# Start of Material for this task

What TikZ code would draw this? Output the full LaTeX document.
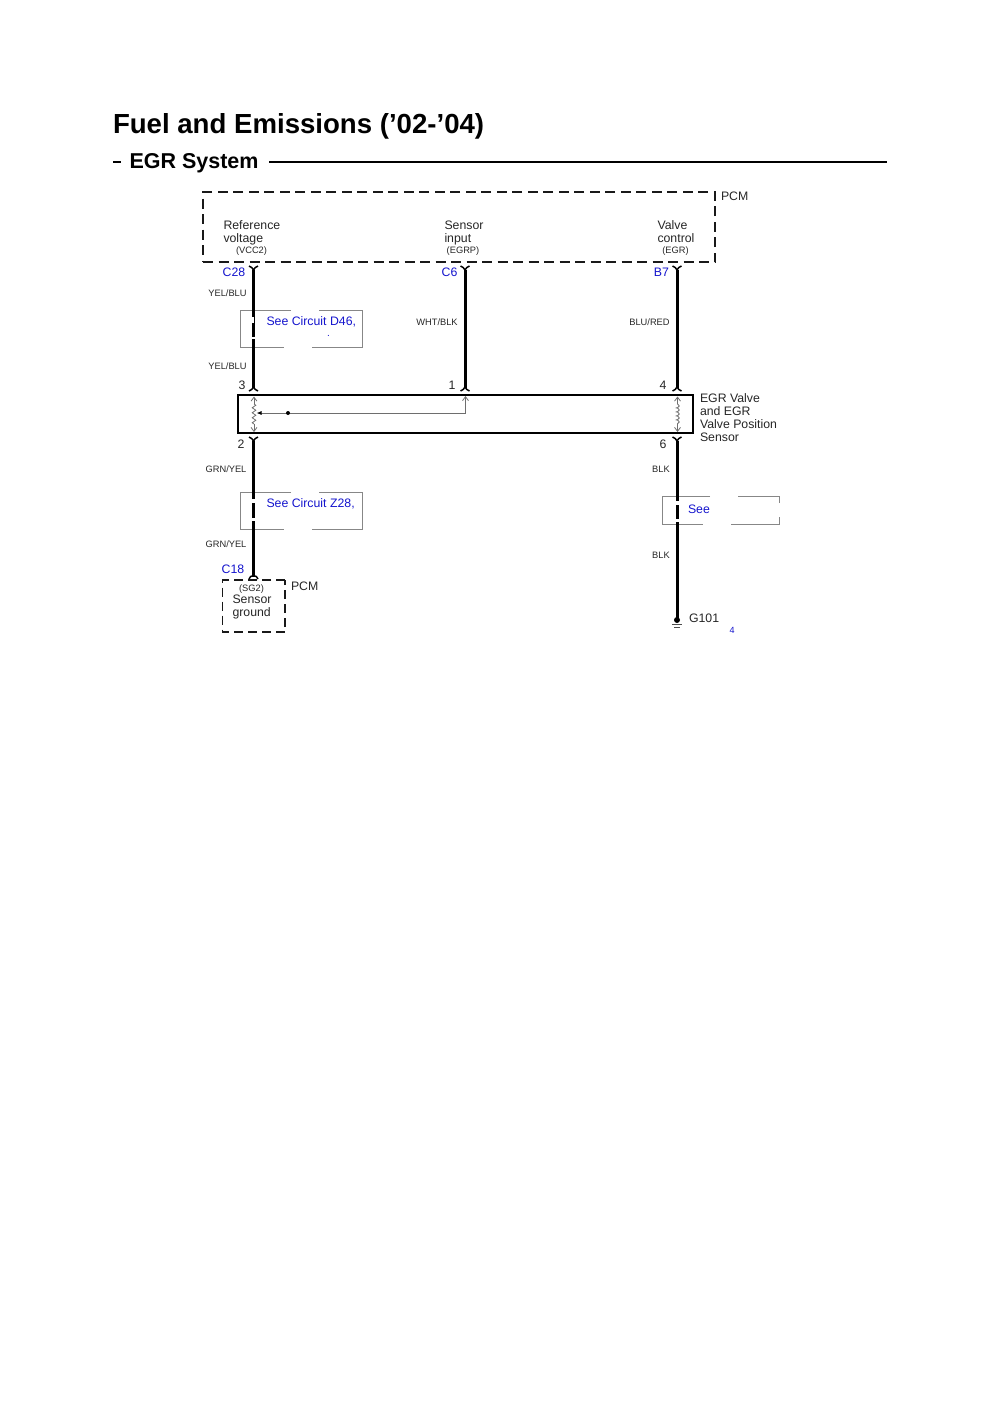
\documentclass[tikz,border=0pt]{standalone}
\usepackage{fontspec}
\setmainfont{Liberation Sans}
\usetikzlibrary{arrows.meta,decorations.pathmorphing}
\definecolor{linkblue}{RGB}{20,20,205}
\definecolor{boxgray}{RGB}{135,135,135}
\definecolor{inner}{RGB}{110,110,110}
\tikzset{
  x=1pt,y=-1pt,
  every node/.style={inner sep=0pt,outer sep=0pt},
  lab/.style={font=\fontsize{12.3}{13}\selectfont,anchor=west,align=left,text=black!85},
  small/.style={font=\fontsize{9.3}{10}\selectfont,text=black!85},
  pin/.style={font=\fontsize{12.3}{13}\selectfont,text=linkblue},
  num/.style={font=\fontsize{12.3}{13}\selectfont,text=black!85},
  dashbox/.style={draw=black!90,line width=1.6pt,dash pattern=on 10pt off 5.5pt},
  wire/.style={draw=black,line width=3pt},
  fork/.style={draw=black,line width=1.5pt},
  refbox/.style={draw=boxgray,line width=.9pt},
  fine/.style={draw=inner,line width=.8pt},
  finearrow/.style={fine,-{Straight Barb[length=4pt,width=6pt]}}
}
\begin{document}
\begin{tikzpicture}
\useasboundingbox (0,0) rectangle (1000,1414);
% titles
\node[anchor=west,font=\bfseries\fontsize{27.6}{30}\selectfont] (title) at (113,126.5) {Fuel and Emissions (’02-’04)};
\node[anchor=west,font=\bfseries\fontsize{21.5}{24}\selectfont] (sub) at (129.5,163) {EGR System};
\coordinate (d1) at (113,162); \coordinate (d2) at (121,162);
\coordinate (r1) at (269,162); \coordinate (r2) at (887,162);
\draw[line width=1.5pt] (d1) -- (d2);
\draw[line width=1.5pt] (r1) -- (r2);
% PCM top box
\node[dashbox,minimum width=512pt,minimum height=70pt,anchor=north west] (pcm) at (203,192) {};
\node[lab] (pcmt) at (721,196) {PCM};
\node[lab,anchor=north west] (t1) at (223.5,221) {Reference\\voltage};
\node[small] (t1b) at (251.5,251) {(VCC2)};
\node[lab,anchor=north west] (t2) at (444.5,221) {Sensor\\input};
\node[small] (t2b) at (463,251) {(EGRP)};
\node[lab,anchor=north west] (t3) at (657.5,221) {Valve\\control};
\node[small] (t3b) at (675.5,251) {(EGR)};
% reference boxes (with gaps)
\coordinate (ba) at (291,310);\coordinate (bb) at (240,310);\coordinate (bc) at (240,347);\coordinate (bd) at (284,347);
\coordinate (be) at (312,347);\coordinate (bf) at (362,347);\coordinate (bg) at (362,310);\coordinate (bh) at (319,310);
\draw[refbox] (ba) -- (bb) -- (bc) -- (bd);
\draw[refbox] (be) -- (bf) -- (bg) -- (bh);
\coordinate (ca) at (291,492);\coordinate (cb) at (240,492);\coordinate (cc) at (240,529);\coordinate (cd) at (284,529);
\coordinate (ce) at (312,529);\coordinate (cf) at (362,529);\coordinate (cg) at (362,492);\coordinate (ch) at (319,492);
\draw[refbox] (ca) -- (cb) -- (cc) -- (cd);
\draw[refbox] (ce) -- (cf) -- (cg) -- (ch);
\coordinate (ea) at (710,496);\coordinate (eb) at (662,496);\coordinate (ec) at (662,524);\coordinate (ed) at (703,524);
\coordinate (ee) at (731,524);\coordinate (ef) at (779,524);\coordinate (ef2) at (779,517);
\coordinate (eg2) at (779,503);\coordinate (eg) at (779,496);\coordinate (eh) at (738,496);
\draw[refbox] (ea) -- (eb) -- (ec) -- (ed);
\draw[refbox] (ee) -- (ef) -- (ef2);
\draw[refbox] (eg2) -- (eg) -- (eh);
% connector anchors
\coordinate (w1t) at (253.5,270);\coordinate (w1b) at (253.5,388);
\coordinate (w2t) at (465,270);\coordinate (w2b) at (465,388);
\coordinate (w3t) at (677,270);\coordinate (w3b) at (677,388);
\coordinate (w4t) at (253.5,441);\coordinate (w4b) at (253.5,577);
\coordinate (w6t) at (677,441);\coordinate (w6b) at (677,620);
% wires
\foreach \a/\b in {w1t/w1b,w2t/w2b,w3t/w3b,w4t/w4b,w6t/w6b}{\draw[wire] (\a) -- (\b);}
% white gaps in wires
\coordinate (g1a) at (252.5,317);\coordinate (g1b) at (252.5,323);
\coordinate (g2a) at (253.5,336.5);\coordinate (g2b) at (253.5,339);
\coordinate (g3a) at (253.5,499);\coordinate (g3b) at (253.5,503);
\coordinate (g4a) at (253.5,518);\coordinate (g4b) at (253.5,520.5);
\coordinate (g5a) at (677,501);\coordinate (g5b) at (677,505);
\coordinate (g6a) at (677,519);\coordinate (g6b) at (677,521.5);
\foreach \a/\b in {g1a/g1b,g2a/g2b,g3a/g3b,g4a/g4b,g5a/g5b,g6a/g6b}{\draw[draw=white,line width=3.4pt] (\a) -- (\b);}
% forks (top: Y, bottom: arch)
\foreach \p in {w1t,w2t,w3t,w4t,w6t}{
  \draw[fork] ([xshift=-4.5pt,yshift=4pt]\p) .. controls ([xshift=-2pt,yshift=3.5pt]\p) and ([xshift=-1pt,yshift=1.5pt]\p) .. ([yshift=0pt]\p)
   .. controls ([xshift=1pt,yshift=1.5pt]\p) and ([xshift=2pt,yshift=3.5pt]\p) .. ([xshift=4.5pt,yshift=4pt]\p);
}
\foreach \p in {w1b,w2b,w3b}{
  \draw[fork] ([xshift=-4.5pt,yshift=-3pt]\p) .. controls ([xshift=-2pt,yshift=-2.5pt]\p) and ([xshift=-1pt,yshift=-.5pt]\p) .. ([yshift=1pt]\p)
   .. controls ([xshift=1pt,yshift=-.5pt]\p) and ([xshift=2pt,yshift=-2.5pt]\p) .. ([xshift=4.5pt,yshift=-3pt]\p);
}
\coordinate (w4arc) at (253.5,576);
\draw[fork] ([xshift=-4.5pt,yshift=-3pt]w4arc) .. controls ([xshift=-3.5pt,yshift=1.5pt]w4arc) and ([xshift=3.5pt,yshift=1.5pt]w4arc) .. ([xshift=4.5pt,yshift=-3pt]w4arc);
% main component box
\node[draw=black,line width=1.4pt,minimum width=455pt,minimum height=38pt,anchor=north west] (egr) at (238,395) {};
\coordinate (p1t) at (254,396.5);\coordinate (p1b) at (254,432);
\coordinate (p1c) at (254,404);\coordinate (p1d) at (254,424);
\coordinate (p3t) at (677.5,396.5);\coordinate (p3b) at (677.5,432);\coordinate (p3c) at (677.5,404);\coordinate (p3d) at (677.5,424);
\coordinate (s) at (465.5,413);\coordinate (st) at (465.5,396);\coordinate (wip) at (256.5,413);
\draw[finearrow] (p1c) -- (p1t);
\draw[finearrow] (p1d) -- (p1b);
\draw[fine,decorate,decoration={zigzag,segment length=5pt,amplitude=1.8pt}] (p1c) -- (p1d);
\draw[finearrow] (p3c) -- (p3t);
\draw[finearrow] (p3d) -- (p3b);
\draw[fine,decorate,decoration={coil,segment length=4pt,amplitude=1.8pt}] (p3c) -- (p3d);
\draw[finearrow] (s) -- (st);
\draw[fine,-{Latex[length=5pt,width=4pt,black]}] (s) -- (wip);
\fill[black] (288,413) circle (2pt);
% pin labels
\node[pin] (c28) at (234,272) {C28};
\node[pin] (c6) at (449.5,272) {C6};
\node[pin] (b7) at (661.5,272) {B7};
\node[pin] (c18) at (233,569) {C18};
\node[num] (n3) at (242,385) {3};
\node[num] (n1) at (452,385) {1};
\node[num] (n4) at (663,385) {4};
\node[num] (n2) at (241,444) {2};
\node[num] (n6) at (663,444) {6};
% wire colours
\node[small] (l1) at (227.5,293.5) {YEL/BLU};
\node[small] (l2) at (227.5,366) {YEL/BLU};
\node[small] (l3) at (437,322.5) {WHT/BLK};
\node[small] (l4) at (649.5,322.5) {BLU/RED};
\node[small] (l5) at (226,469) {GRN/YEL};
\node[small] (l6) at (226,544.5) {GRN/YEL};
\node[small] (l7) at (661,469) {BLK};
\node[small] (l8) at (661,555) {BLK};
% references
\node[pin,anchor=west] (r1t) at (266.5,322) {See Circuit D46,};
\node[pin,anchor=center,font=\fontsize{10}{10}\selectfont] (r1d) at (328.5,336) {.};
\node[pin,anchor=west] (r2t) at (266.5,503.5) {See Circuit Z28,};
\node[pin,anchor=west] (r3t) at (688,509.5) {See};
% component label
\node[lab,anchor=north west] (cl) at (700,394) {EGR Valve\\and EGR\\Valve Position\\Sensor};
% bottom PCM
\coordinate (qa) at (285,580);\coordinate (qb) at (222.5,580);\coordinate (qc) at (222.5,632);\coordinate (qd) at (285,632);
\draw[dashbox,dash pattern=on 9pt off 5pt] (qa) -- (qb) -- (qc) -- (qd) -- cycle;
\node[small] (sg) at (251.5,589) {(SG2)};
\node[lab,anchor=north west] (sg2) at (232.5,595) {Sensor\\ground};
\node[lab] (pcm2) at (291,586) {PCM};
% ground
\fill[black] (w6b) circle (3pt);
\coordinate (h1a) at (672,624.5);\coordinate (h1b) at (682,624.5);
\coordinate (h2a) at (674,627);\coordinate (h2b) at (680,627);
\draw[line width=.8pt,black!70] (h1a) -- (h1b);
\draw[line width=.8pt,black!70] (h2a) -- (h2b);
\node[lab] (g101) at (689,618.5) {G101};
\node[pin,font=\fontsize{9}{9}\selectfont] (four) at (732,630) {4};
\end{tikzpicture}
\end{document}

# End of Material for this task
# Start of Material for this task

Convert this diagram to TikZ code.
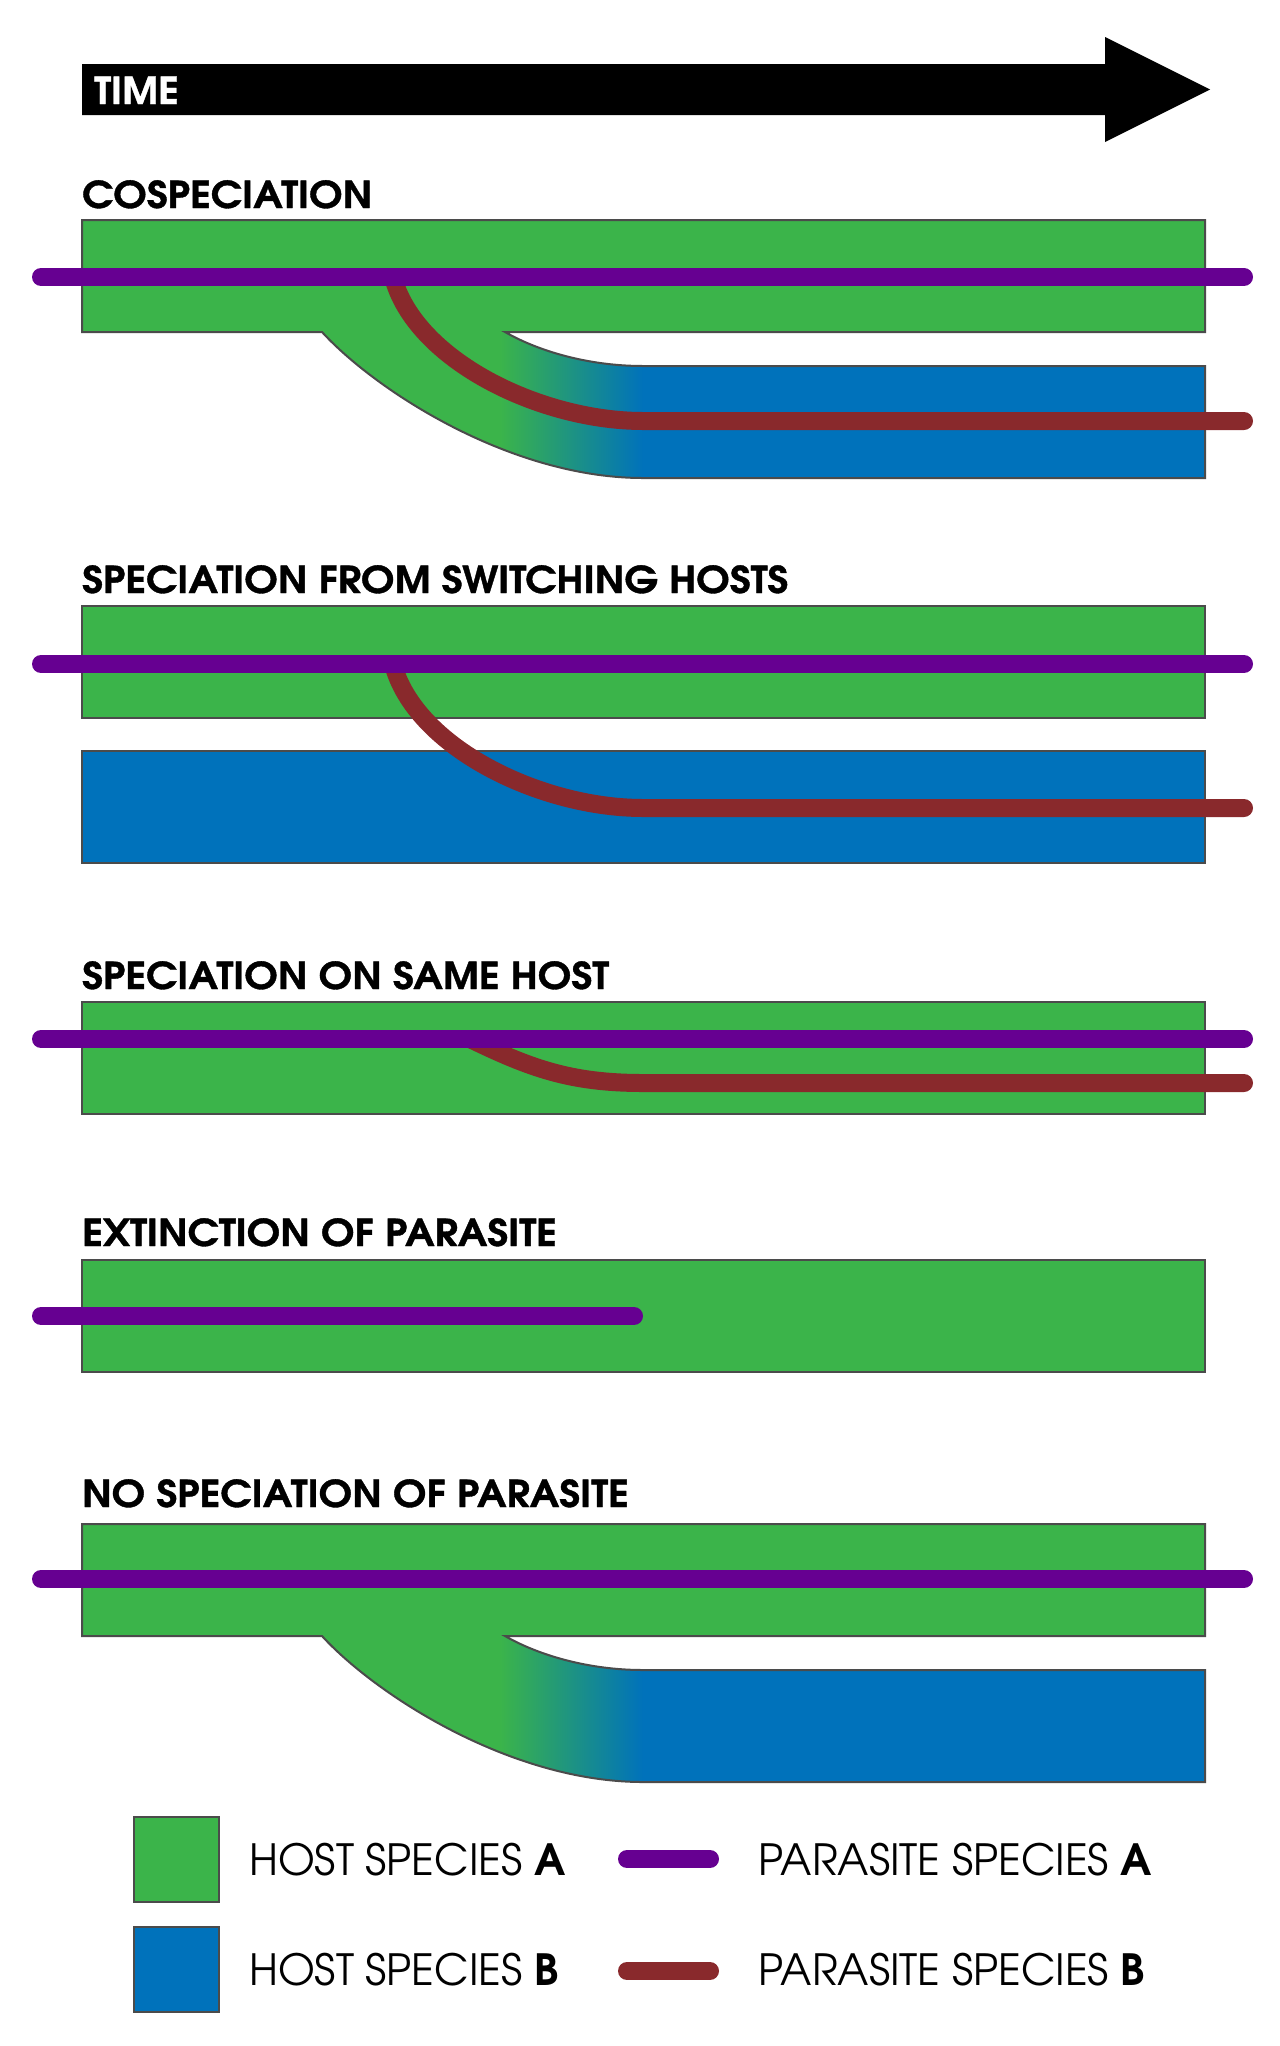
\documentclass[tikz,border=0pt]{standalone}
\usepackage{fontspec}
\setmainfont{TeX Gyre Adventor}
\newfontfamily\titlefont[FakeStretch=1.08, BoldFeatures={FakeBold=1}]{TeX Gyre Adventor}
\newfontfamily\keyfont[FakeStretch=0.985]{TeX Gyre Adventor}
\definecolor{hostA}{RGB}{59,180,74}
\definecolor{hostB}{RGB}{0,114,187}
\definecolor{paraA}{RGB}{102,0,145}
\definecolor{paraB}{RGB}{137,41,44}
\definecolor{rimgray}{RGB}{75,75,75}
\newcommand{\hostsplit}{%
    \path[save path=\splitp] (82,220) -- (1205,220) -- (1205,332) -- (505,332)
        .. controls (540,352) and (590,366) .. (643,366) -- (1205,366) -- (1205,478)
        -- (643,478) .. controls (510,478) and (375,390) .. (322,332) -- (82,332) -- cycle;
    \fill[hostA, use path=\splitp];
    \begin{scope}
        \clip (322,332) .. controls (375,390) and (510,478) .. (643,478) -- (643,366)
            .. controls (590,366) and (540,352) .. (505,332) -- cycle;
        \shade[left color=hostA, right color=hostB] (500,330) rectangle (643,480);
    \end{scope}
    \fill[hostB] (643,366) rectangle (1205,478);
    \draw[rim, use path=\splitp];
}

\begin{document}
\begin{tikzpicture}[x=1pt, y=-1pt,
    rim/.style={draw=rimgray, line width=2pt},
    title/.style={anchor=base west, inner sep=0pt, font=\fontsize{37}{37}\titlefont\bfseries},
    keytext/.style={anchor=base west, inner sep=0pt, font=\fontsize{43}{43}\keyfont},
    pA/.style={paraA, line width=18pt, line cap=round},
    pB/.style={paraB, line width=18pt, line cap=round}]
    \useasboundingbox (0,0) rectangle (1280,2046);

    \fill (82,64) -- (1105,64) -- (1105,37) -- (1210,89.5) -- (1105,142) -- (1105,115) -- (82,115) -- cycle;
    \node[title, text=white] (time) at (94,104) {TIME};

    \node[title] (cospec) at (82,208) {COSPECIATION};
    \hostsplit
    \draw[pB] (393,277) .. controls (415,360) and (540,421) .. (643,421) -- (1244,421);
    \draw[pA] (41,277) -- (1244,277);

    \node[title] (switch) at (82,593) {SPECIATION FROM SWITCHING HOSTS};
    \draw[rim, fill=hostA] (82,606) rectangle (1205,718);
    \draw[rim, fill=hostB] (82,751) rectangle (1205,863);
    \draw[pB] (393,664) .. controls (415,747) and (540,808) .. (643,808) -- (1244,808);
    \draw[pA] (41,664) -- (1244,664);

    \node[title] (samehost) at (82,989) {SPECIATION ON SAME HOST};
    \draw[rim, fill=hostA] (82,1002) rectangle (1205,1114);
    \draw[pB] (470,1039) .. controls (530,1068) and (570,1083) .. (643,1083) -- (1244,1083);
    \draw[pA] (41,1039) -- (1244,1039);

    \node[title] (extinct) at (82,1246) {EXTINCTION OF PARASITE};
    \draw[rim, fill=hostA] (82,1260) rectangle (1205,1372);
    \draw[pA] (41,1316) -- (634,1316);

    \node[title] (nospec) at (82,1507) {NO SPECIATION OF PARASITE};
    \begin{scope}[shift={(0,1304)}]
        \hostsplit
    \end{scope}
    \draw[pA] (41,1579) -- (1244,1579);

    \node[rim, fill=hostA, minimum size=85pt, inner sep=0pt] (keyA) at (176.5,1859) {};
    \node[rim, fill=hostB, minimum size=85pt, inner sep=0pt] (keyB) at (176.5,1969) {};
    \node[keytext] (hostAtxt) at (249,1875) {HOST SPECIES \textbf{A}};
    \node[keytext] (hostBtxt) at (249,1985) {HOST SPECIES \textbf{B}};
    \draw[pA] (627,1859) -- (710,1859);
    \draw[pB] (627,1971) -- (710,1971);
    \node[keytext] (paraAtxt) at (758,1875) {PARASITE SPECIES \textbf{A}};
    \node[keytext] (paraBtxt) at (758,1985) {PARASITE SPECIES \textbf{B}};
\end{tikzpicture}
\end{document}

# End of Material for this task

- [Work to do]:
Using the data above, print only the lines starting at the one with "Convert this diagram to TikZ code." and ending at the one with "text=white] (time) at", exactly as they stand, minus the pictures.

- [Complete response]:
Convert this diagram to TikZ code.
\documentclass[tikz,border=0pt]{standalone}
\usepackage{fontspec}
\setmainfont{TeX Gyre Adventor}
\newfontfamily\titlefont[FakeStretch=1.08, BoldFeatures={FakeBold=1}]{TeX Gyre Adventor}
\newfontfamily\keyfont[FakeStretch=0.985]{TeX Gyre Adventor}
\definecolor{hostA}{RGB}{59,180,74}
\definecolor{hostB}{RGB}{0,114,187}
\definecolor{paraA}{RGB}{102,0,145}
\definecolor{paraB}{RGB}{137,41,44}
\definecolor{rimgray}{RGB}{75,75,75}
\newcommand{\hostsplit}{%
    \path[save path=\splitp] (82,220) -- (1205,220) -- (1205,332) -- (505,332)
        .. controls (540,352) and (590,366) .. (643,366) -- (1205,366) -- (1205,478)
        -- (643,478) .. controls (510,478) and (375,390) .. (322,332) -- (82,332) -- cycle;
    \fill[hostA, use path=\splitp];
    \begin{scope}
        \clip (322,332) .. controls (375,390) and (510,478) .. (643,478) -- (643,366)
            .. controls (590,366) and (540,352) .. (505,332) -- cycle;
        \shade[left color=hostA, right color=hostB] (500,330) rectangle (643,480);
    \end{scope}
    \fill[hostB] (643,366) rectangle (1205,478);
    \draw[rim, use path=\splitp];
}

\begin{document}
\begin{tikzpicture}[x=1pt, y=-1pt,
    rim/.style={draw=rimgray, line width=2pt},
    title/.style={anchor=base west, inner sep=0pt, font=\fontsize{37}{37}\titlefont\bfseries},
    keytext/.style={anchor=base west, inner sep=0pt, font=\fontsize{43}{43}\keyfont},
    pA/.style={paraA, line width=18pt, line cap=round},
    pB/.style={paraB, line width=18pt, line cap=round}]
    \useasboundingbox (0,0) rectangle (1280,2046);

    \fill (82,64) -- (1105,64) -- (1105,37) -- (1210,89.5) -- (1105,142) -- (1105,115) -- (82,115) -- cycle;
    \node[title, text=white] (time) at (94,104) {TIME};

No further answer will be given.